A little over 8 months ago, I was asked to build a data mining cluster at Ancestry using Hadoop. Even though Ancestry has been using Hadoop for nearly 3 years, this was my first exposure to the technology and the company’s initial attempt to collect everything. Honestly, I did not know where or how to start. This blog post represents some of what I have learned. I hope it will guide you if you have been entrusted with a similar assignment. Here are eight key insights that will get you moving in the right direction.
- Hadoop is a young technology that is still being developed. Do not underestimate it. The learning curve is steep. Find and hire a great Hadoop administrator.
- There is an ecosystem of open source projects under the Hadoop umbrella. Hive, HBase, Mahout, Kafka, Zookeeper, Pig, and more. Understand your needs and pick the projects that will work for you. We started with Hive.
- The Enterprise Data Warehouse (EDW) and Big Data teams need to be in the same organization. This will increase the synergy and cooperation that both organizations need to succeed.
- Put all your data in one production cluster. This cluster should be the reservoir for everything. Data is heavy, put it in one place and bring the processing to the data.
- Use a free distribution of Hadoop. Cloudera, MapR, or HortonWorks can be used. These distributions are well-tested and validated. Specific versions of projects such as Pig or Hive will be certified with a distribution. All three vendors sell licensed versions of their software. Use the free distributions and learn.
- If you can’t find them – train them. Hiring Hadoop engineers is a long, hard process. These developers are in high demand and are highly compensated. Try looking for people within your organization. Software developers with data and ETL experience seem to adapt quickly. Training can be as simple as telling them to read and experiment. It will take time, but you need to build Hadoop expertise within your organization.
- Hiring data scientists is even more difficult than finding Hadoop engineers. Once again, look for people within the organization with the intelligence, math skills, and the curiosity to be data scientists.
- Start small. Identify pain points in your current EDW and attack those first.
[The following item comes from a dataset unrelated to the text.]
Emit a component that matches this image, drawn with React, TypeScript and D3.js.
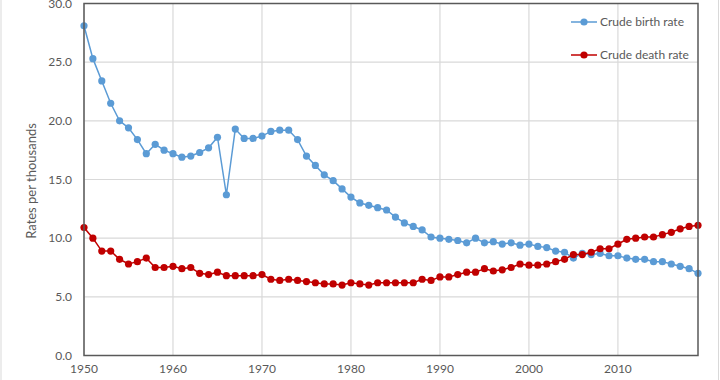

Ancestry has a well-established EDW that contains some very large data sets used to track customer behavior. This is a bit like pounding a square peg (unstructured data) into a round hole (structured SQL tables). We are moving those data sets into Hadoop, aggregating them, and sending the results to the EDW.
Remember, each company’s data, processes, and problems are different. What works for one company may not work for yours. Have well defined long-term goals but execute incrementally, pivot, and adjust. Be ready for a wild ride. I plan to keep you informed as my journey with Big Data at Ancestry continues.